◆ Problem to solve
Without including the pictures, copy out every line below.

◆ Source material
▬▬▬▬▬▬▬▬▬▬

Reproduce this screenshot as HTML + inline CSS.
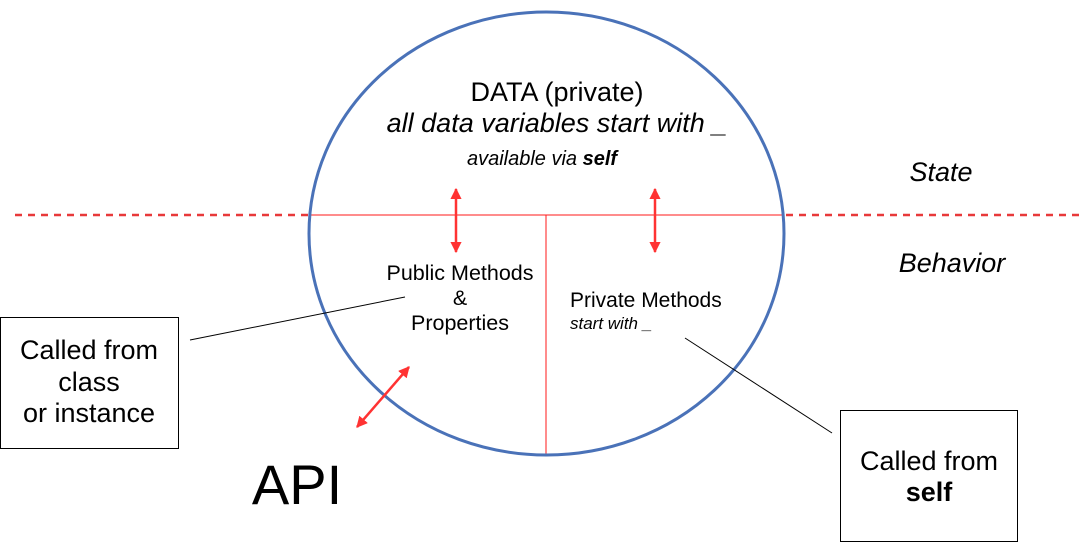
<!DOCTYPE html>
<html><head><meta charset="utf-8"><style>
html,body{margin:0;padding:0;background:#fff;}
body{width:1080px;height:545px;overflow:hidden;position:relative;font-family:"Liberation Sans",sans-serif;}
</style></head><body>
<svg width="1080" height="545" xmlns="http://www.w3.org/2000/svg" style="position:absolute;left:0;top:0">
<defs>
<marker id="ah" viewBox="0 0 10 10" refX="9" refY="5" markerWidth="4.5" markerHeight="4.5" orient="auto-start-reverse">
<path d="M0,0 L10,5 L0,10 z" fill="#ff3333"/></marker>
</defs>
<line x1="15" y1="215" x2="309" y2="215" stroke="#e8393a" stroke-width="2.5" stroke-dasharray="7,6"/>
<line x1="786" y1="215" x2="1080" y2="215" stroke="#e8393a" stroke-width="2.5" stroke-dasharray="7,6"/>
<line x1="309" y1="215" x2="784" y2="215" stroke="#ff1a1a" stroke-width="1"/>
<line x1="546" y1="215" x2="546" y2="455" stroke="#ff1a1a" stroke-width="1"/>
<ellipse cx="546.5" cy="233.5" rx="237.5" ry="221.5" fill="none" stroke="#4a72b8" stroke-width="3"/>
<line x1="456" y1="189" x2="456" y2="252" stroke="#ff3333" stroke-width="2.5" marker-start="url(#ah)" marker-end="url(#ah)"/>
<line x1="655" y1="189" x2="655" y2="252" stroke="#ff3333" stroke-width="2.5" marker-start="url(#ah)" marker-end="url(#ah)"/>
<line x1="409" y1="367" x2="357" y2="427" stroke="#ff3333" stroke-width="2.5" marker-start="url(#ah)" marker-end="url(#ah)"/>
<line x1="190" y1="340" x2="405" y2="297" stroke="#000" stroke-width="1"/>
<line x1="685" y1="338" x2="832" y2="433" stroke="#000" stroke-width="1"/>
<rect x="0.5" y="317.5" width="178" height="131" fill="#fff" stroke="#000" stroke-width="1"/>
<rect x="840.5" y="410.5" width="177" height="131" fill="#fff" stroke="#000" stroke-width="1"/>
<g font-family="Liberation Sans, sans-serif" fill="#000" text-anchor="middle">
<text x="557" y="101" font-size="27">DATA (private)</text>
<text x="557" y="132" font-size="27" font-style="italic">all data variables start with _</text>
<text x="542" y="165" font-size="20" font-style="italic">available via <tspan font-weight="bold">self</tspan></text>
<text x="941" y="181" font-size="27" font-style="italic">State</text>
<text x="952" y="272" font-size="27" font-style="italic">Behavior</text>
<text x="460" y="280" font-size="21.5">Public Methods</text>
<text x="460" y="305" font-size="21.5">&amp;</text>
<text x="460" y="330" font-size="21.5">Properties</text>
<text x="570" y="307" font-size="21" text-anchor="start">Private Methods</text>
<text x="570" y="329" font-size="17" font-style="italic" text-anchor="start">start with _</text>
<text x="89" y="359" font-size="27">Called from</text>
<text x="89" y="391" font-size="27">class</text>
<text x="89" y="422" font-size="27">or instance</text>
<text x="929" y="470" font-size="27">Called from</text>
<text x="929" y="501" font-size="27" font-weight="bold">self</text>
<text x="297" y="504" font-size="56">API</text>
</g>
</svg>
</body></html>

▬▬▬▬▬▬▬▬▬▬

◆ The result
Reproduce this screenshot as HTML + inline CSS.
<!DOCTYPE html>
<html><head><meta charset="utf-8"><style>
html,body{margin:0;padding:0;background:#fff;}
body{width:1080px;height:545px;overflow:hidden;position:relative;font-family:"Liberation Sans",sans-serif;}
</style></head><body>
<svg width="1080" height="545" xmlns="http://www.w3.org/2000/svg" style="position:absolute;left:0;top:0">
<defs>
<marker id="ah" viewBox="0 0 10 10" refX="9" refY="5" markerWidth="4.5" markerHeight="4.5" orient="auto-start-reverse">
<path d="M0,0 L10,5 L0,10 z" fill="#ff3333"/></marker>
</defs>
<line x1="15" y1="215" x2="309" y2="215" stroke="#e8393a" stroke-width="2.5" stroke-dasharray="7,6"/>
<line x1="786" y1="215" x2="1080" y2="215" stroke="#e8393a" stroke-width="2.5" stroke-dasharray="7,6"/>
<line x1="309" y1="215" x2="784" y2="215" stroke="#ff1a1a" stroke-width="1"/>
<line x1="546" y1="215" x2="546" y2="455" stroke="#ff1a1a" stroke-width="1"/>
<ellipse cx="546.5" cy="233.5" rx="237.5" ry="221.5" fill="none" stroke="#4a72b8" stroke-width="3"/>
<line x1="456" y1="189" x2="456" y2="252" stroke="#ff3333" stroke-width="2.5" marker-start="url(#ah)" marker-end="url(#ah)"/>
<line x1="655" y1="189" x2="655" y2="252" stroke="#ff3333" stroke-width="2.5" marker-start="url(#ah)" marker-end="url(#ah)"/>
<line x1="409" y1="367" x2="357" y2="427" stroke="#ff3333" stroke-width="2.5" marker-start="url(#ah)" marker-end="url(#ah)"/>
<line x1="190" y1="340" x2="405" y2="297" stroke="#000" stroke-width="1"/>
<line x1="685" y1="338" x2="832" y2="433" stroke="#000" stroke-width="1"/>
<rect x="0.5" y="317.5" width="178" height="131" fill="#fff" stroke="#000" stroke-width="1"/>
<rect x="840.5" y="410.5" width="177" height="131" fill="#fff" stroke="#000" stroke-width="1"/>
<g font-family="Liberation Sans, sans-serif" fill="#000" text-anchor="middle">
<text x="557" y="101" font-size="27">DATA (private)</text>
<text x="557" y="132" font-size="27" font-style="italic">all data variables start with _</text>
<text x="542" y="165" font-size="20" font-style="italic">available via <tspan font-weight="bold">self</tspan></text>
<text x="941" y="181" font-size="27" font-style="italic">State</text>
<text x="952" y="272" font-size="27" font-style="italic">Behavior</text>
<text x="460" y="280" font-size="21.5">Public Methods</text>
<text x="460" y="305" font-size="21.5">&amp;</text>
<text x="460" y="330" font-size="21.5">Properties</text>
<text x="570" y="307" font-size="21" text-anchor="start">Private Methods</text>
<text x="570" y="329" font-size="17" font-style="italic" text-anchor="start">start with _</text>
<text x="89" y="359" font-size="27">Called from</text>
<text x="89" y="391" font-size="27">class</text>
<text x="89" y="422" font-size="27">or instance</text>
<text x="929" y="470" font-size="27">Called from</text>
<text x="929" y="501" font-size="27" font-weight="bold">self</text>
<text x="297" y="504" font-size="56">API</text>
</g>
</svg>
</body></html>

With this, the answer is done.